I should have paid attention to the telltale signs. I was talking to myself, and not quietly either. Then again, at least I was chattering aloud in the car, alone.
Come to think of it, I talk to myself frequently, though not always so anyone else could hear. But why? Why the constancy of inner dialog, why more at some times than others, and specifically, why do we talk ourselves out loud?
As for the noisy, inquisitive, or disparaging inner voices, they are rarely silent, frequently helpful, occasionally instructive, and at times, hurtful. And when I resort to lectures or debates with myself as if in ordinary discussion, I know I have too much on my plate.
I Am Not Alone. (And Neither Am I. And Neither Am I.)
I am reminded of a serio-comic film I saw once in which one of the characters is cheating on his girlfriend, skirting closer and closer to being caught, and chiding himself (aloud) as he tries to break off with the other woman and return his relationship to “normal.”
And he talks to himself in the mirror. What is amusing (and telling of his screwed up priorities) is that he is more upset with talking to himself aloud than the underlying dramas over his pending breakup. And yes, not only does he bring his relationship to the brink of disaster, but ultimately, he gets caught.
While there’s nothing so onerous taking place in my life, talking to myself aloud is a sign that I’m feeling overloaded: too many lists, too few hours, too many commitments, too little sleep, too much of this, too little of that… You get the picture.
And so I take to talking to myself aloud as a means of further structuring an overfilled day.
I know I am not alone in this. (And my other “mes” are not alone in this either!)
Why Do We Talk to Ourselves Aloud?
As for other causes of conversation that we venture into solo, finding myself sitting at a snarled intersection this morning, I can think of reasons that go beyond being overly busy and stressed. Among them are:
- aiding recollection
When I’m annoyed at myself — I’ve taken on more than I can handle, I’ve forgotten something important, I haven’t stood up for myself or my position — I speak aloud in a maternal tone, as if lecturing a child. At times, I can be downright cruel in the language that I direct to myself.
Under certain circumstances, I’m wiser in my approach, as motivational talking — yes, aloud — can be used very effectively. When overcome with an urge for cookies, my response may be something like this: “Now come on. You really don’t need them. You’ll feel lousy after. And you’ll feel great if you eat that orange instead and can fit your favorite jeans by next week!”

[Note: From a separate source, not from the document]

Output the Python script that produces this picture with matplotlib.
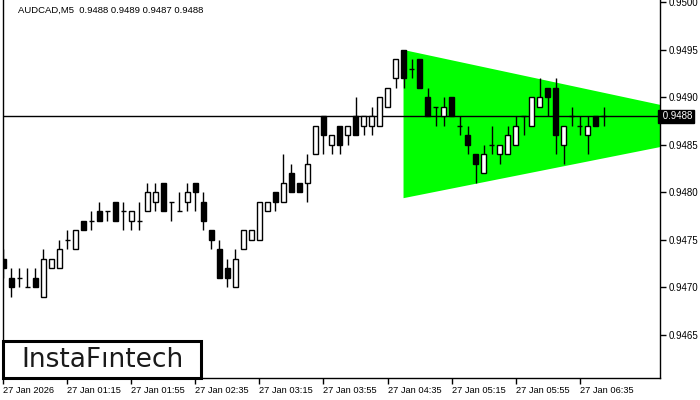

And as was the case early this morning when running errands from a mental checklist, I repeated them out loud to impress them in my short-term memory.
Anyone else for bank, bananas, gas, garlic, spinach, salad, and two breasts of chicken?
What Psychologists Say on the Matter
In the many years I lived alone, I didn’t speak to myself any more than I do now. If anything, I adore the quiet and feel no particular requirement to hear my voice.
Yet I wonder why I have periods of time when I am more likely to talk to myself than others, I was curious to see what light psychologists might shed on the matter.
This article from The Guardian shares insights on our inner voices, including the way we hear as we read silently, as well as when we talk to ourselves.
Apparently, our “inner speech” actually involves tiny muscular movements similar to speaking aloud, and with evidence suggesting:
… that inner speech and speaking out loud share similar brain mechanisms.
Fascinating, don’t you think? Moreover, we may all find ourselves engaged in inner speech when, for instance:
… Perhaps you’re at the supermarket and realise that you’ve forgotten to pick up something you needed… maybe you’ve got an important meeting with your boss later in the day, and you’re simulating – silently in your head – how you think the conversation might go, possibly hearing both your own voice and your boss’s voice responding…
Now I won’t say that it’s only these practical purposes that send us to rehearsing (or regurgitating) words circulating in our busy minds. For some of us, we’re hearing voices from the past – a critical parent, for example – that we internalize as our own. And more’s the pity.
The Power of Inner Dialog
When I hear the self-deprecating voice in my head that I know was absorbed during childhood, I consciously try to turn things around and allow my adult self to overrule the less kindly speaker. Even in this, I find that when I am tired, angry, sick or stressed, a more raw and unforgiving voice will emerge, and the adult must work harder to remind her that negative self-talk is unhelpful and a positive approach is generally the better way.
Psychologically speaking, Psych Central goes so far as to inform us that talking to ourselves is a “sign of sanity.”
… Talking with yourself… relieves loneliness… it may also make you smarter. It helps you clarify your thoughts, tend to what’s important and firm up any decisions you’re contemplating. There’s just one proviso: You become smarter only if you speak respectfully to yourself.
Well that sounds pretty good to me! Though I do, still, need to work on the way I speak to myself – kicking the less than respectful terms to the curb and sticking to positive messaging.